Output the first line of the listing and each line after it, up to and including the line that contains "const yMinorTicks = [2.5, 7.5, 12.5, 17.5, 22.5, 27.5, 32.5];", exactly as written, minus the pictures.

Supplied data:
:::

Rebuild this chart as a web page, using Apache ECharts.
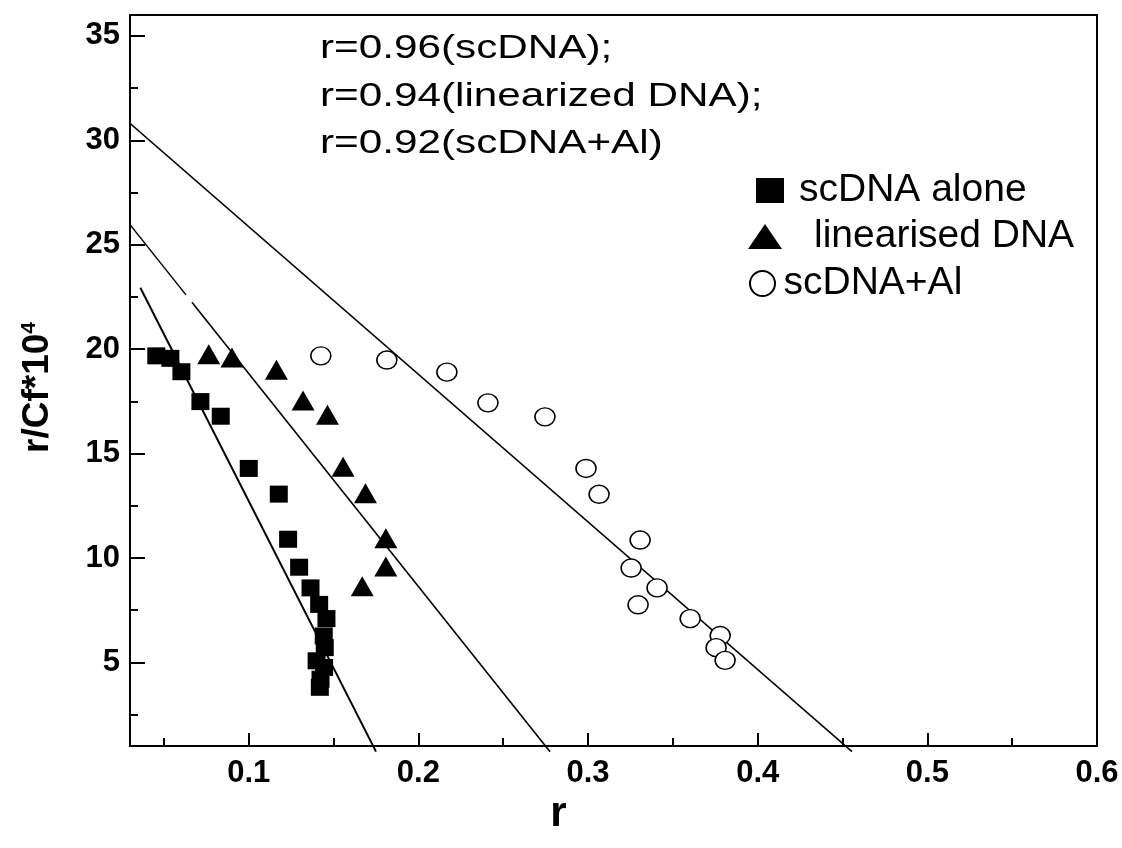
<!DOCTYPE html>
<html><head><meta charset="utf-8">
<script src="https://cdn.jsdelivr.net/npm/echarts@6/dist/echarts.min.js"></script>
<style>html,body{margin:0;padding:0;background:#fff}#c{width:1122px;height:848px}</style>
</head><body><div id="c"></div>
<script>
const xTicks = [0.1, 0.2, 0.3, 0.4, 0.5, 0.6];
const xMinorTicks = [0.05, 0.15, 0.25, 0.35, 0.45, 0.55];
const yTicks = [5, 10, 15, 20, 25, 30, 35];
const yMinorTicks = [2.5, 7.5, 12.5, 17.5, 22.5, 27.5, 32.5];

const scDNA = [[0.0455,19.68],[0.0538,19.56],[0.0603,18.92],[0.0715,17.49],[0.0835,16.79],[0.1,14.29],[0.1177,13.06],[0.1232,10.9],[0.1297,9.56],[0.1364,8.57],[0.1415,7.78],[0.1458,7.1],[0.1442,6.27],[0.1448,5.71],[0.14,5.08],[0.1444,4.76],[0.1423,4.2],[0.1419,3.81]];
const linearDNA = [[0.0764,19.76],[0.0901,19.6],[0.1163,19.01],[0.132,17.54],[0.1464,16.86],[0.1556,14.37],[0.1688,13.1],[0.1808,10.95],[0.1808,9.6],[0.1669,8.65]];
const scDNAAl = [[0.1425,19.68],[0.1814,19.48],[0.2168,18.9],[0.241,17.43],[0.2746,16.76],[0.2988,14.29],[0.3065,13.05],[0.3307,10.86],[0.3254,9.52],[0.3407,8.57],[0.3295,7.76],[0.3602,7.1],[0.3779,6.29],[0.3755,5.71],[0.3808,5.1]];

const fitScDNA = [[0.0361,22.94],[0.175,0.73]];
const fitLinearUpper = [[0.0286,26.11],[0.063,22.6]];
const fitLinearLower = [[0.0665,22.25],[0.2776,0.73]];
const fitAl = [[0.0288,30.9],[0.4556,0.73]];

const annotations = ['r=0.96(scDNA);', 'r=0.94(linearized DNA);', 'r=0.92(scDNA+Al)'];
const legendNames = ['scDNA alone', 'linearised DNA', 'scDNA+Al'];

const FF = '"Liberation Sans", Arial, sans-serif';
const chart = echarts.init(document.getElementById('c'));
const tickLabel = {fontSize: 31, fontWeight: 'bold', fontFamily: FF, color: '#000'};
const lineS = (data, w) => ({type: 'line', data, symbol: 'none', showSymbol: false, clip: false, silent: true, z: 1,
  lineStyle: {color: '#000', width: w}});
const legendText = (pad) => ({fontSize: 39, fontFamily: FF, color: '#000', padding: [0, 0, 0, pad]});

chart.setOption({
  animation: false,
  backgroundColor: '#fff',
  grid: {left: 130, right: 25, top: 15, bottom: 102, show: true, borderColor: '#000', borderWidth: 2, backgroundColor: 'transparent'},
  xAxis: [
    {type: 'value', min: 0.03, max: 0.6, position: 'bottom',
     axisLine: {lineStyle: {color: '#000', width: 2}},
     axisTick: {inside: true, length: 13, lineStyle: {color: '#000', width: 2}, customValues: xTicks},
     axisLabel: Object.assign({margin: 12, customValues: xTicks}, tickLabel),
     splitLine: {show: false},
     name: 'r', nameLocation: 'middle', nameGap: 40,
     nameTextStyle: {fontSize: 42, fontWeight: 'bold', fontFamily: FF, color: '#000', padding: [0, 110, 0, 0]}},
    {type: 'value', min: 0.03, max: 0.6, position: 'bottom',
     axisLine: {show: false},
     axisTick: {inside: true, length: 8, lineStyle: {color: '#000', width: 2}, customValues: xMinorTicks},
     axisLabel: {show: false}, splitLine: {show: false}}
  ],
  yAxis: [
    {type: 'value', min: 1, max: 36, position: 'left',
     axisLine: {show: true, lineStyle: {color: '#000', width: 2}},
     axisTick: {show: true, inside: true, length: 15, lineStyle: {color: '#000', width: 2}, customValues: yTicks},
     axisLabel: Object.assign({margin: 10, customValues: yTicks}, tickLabel),
     splitLine: {show: false},
     name: '{a|r/Cf*10}{b|4}', nameLocation: 'middle', nameGap: 74, nameRotate: 90,
     nameTextStyle: {color: '#000', padding: [0, 14, 0, 0], rich: {
       a: {fontSize: 37, fontWeight: 'bold', fontFamily: FF, color: '#000'},
       b: {fontSize: 21, fontWeight: 'bold', fontFamily: FF, color: '#000', verticalAlign: 'top'}}}},
    {type: 'value', min: 1, max: 36, position: 'left',
     axisLine: {show: false},
     axisTick: {show: true, inside: true, length: 8, lineStyle: {color: '#000', width: 2}, customValues: yMinorTicks},
     axisLabel: {show: false}, splitLine: {show: false}}
  ],
  legend: [
    {data: [{name: legendNames[0], icon: 'rect'}], left: 756, top: 171, padding: 0, itemWidth: 28, itemHeight: 25, selectedMode: false,
     textStyle: legendText(10)},
    {data: [{name: legendNames[1], icon: 'triangle'}], left: 748, top: 217, padding: 0, itemWidth: 34, itemHeight: 25, selectedMode: false,
     symbolKeepAspect: false, textStyle: legendText(27)},
    {data: [{name: legendNames[2], icon: 'circle'}], left: 749, top: 264, padding: 0, itemWidth: 26, itemHeight: 25, selectedMode: false,
     textStyle: legendText(3)}
  ],
  graphic: annotations.map((t, i) => ({
    type: 'text', x: 320, y: 49 + i * 47.7, scaleX: 1.28, silent: true,
    style: {text: t, font: '33px ' + FF, fill: '#000', textAlign: 'left', textVerticalAlign: 'middle', align: 'left', verticalAlign: 'middle'}
  })),
  series: [
    lineS(fitAl, 1.5),
    lineS(fitLinearUpper, 1.4),
    lineS(fitLinearLower, 1.6),
    lineS(fitScDNA, 2),
    {type: 'scatter', name: legendNames[0], data: scDNA, symbol: 'rect', symbolSize: [18, 17], z: 3,
     itemStyle: {color: '#000', opacity: 1}},
    {type: 'scatter', name: legendNames[1], data: linearDNA, symbol: 'triangle', symbolSize: [23, 20], z: 3,
     itemStyle: {color: '#000', opacity: 1}},
    {type: 'scatter', name: legendNames[2], data: scDNAAl, symbol: 'circle', symbolSize: [20, 18], z: 3,
     itemStyle: {color: '#fff', borderColor: '#000', borderWidth: 1.5, opacity: 1}}
  ]
});
</script></body></html>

:::

Result of this task:
Rebuild this chart as a web page, using Apache ECharts.
<!DOCTYPE html>
<html><head><meta charset="utf-8">
<script src="https://cdn.jsdelivr.net/npm/echarts@6/dist/echarts.min.js"></script>
<style>html,body{margin:0;padding:0;background:#fff}#c{width:1122px;height:848px}</style>
</head><body><div id="c"></div>
<script>
const xTicks = [0.1, 0.2, 0.3, 0.4, 0.5, 0.6];
const xMinorTicks = [0.05, 0.15, 0.25, 0.35, 0.45, 0.55];
const yTicks = [5, 10, 15, 20, 25, 30, 35];
const yMinorTicks = [2.5, 7.5, 12.5, 17.5, 22.5, 27.5, 32.5];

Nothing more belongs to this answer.